MobileRead Forums - View Single Post - Custom recipes (archive, read-only)

Starson17 · 06-03-2010, 02:54 PM

Quote:

Originally Posted by kidtwisted

Hey Starson17,
I'm kinda stuck, when I add the append_page code the test html only contains the feed description and date, with out it I get the 1st page so I'm screwing it up somewhere.

You're right - you screwed it up somewhere

Don't worry, you're in good company.

Quote:

Spoiler:

here's what I have for tweaktown.com:

Code:

class AdvancedUserRecipe1273795663(BasicNewsRecipe):
    title = u'TweakTown Latest Tech'
    description = 'TweakTown Latest Tech'
    __author__ = 'KidTwisted'
    publisher             = 'TweakTown'
    category              = 'PC Articles, Reviews and Guides'
    use_embedded_content   = False
    max_articles_per_feed = 1
    oldest_article = 7
    timefmt  = ' [%Y %b %d ]'
    no_stylesheets = True
    language = 'en'
    #recursion             = 10
    remove_javascript = True
    conversion_options = { 'linearize_tables' : True}
   # reverse_article_order = True
    #INDEX                 = u'http://www.tweaktown.com'

    html2lrf_options = [
                          '--comment', description
                        , '--category', category
                        , '--publisher', publisher
                        ]
    
    html2epub_options = 'publisher="' + publisher + '"\ncomments="' + description + '"\ntags="' + category + '"' 
	
    keep_only_tags = [dict(name='div', attrs={'id':['article']})]

    feeds =  [ (u'Articles Reviews', u'http://feeds.feedburner.com/TweaktownArticlesReviewsAndGuidesRss20?format=xml') ]

    def get_article_url(self, article):
        return article.get('guid',  None)
    
    def append_page(self, soup, appendtag, position):
        pager = soup.find('a',attrs={'class':'next'})
        if pager:
           nexturl = pager.a['href']
           soup2 = self.index_to_soup(nexturl)
           texttag = soup2.find('div', attrs={'id':'article'})
           for it in texttag.findAll(style=True):
               del it['style']
           newpos = len(texttag.contents)          
           self.append_page(soup2,texttag,newpos)
           texttag.extract()
           appendtag.insert(position,texttag)
        
    
    def preprocess_html(self, soup):
        mtag = '<meta http-equiv="Content-Language" content="en-US"/>\n<meta http-equiv="Content-Type" content="text/html; charset=utf-8"/>'
        soup.head.insert(0,mtag)    
        for item in soup.findAll(style=True):
            del item['style']
        self.append_page(soup, soup.body, 3)
        pager = soup.find('a',attrs={'class':'next'})
        if pager:
           pager.extract()        
        return soup

Could you or someone in the know take a look at it to see what I'm doing wrong.
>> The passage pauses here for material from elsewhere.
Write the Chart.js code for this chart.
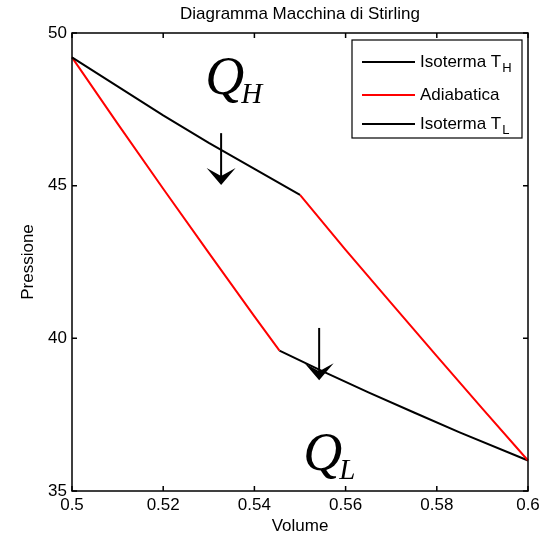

I commented out "INDEX" because the link for the next page is a complete link, any help on this would be great.

The error is subtle. You did a good job of converting the sample code, but look at these lines from your code:

Code:

        pager = soup.find('a',attrs={'class':'next'})
        if pager:
           nexturl = pager.a['href']

Compare to the sample code:

Code:

        pager = soup.find('div',attrs={'class':'toolbar_fat_next'})
        if pager:
           nexturl = self.INDEX + pager.a['href']

In the sample, the next page link was inside an <a> tag which was, in turn, inside a <div> tag. The sample code searched for the <div> tag, then grabbed the <a> tag's "href" inside it. In your case, the <a> is marked with the class='next' so you didn't search for its parent, you searched directly for the <a> tag. That's fine, but then you copied the code that looked for an <a> tag inside the tag you found, and there wasn't one.

You need to change nexturl = pager.a['href'] to:

Code:

nexturl = pager['href']

Hold on .... let me test it .....

Yep - That does it. There's still lots of junk in my output, but it's definitely pulling multipages. My recipe may be slightly different from yours, but I think that should get you on your way.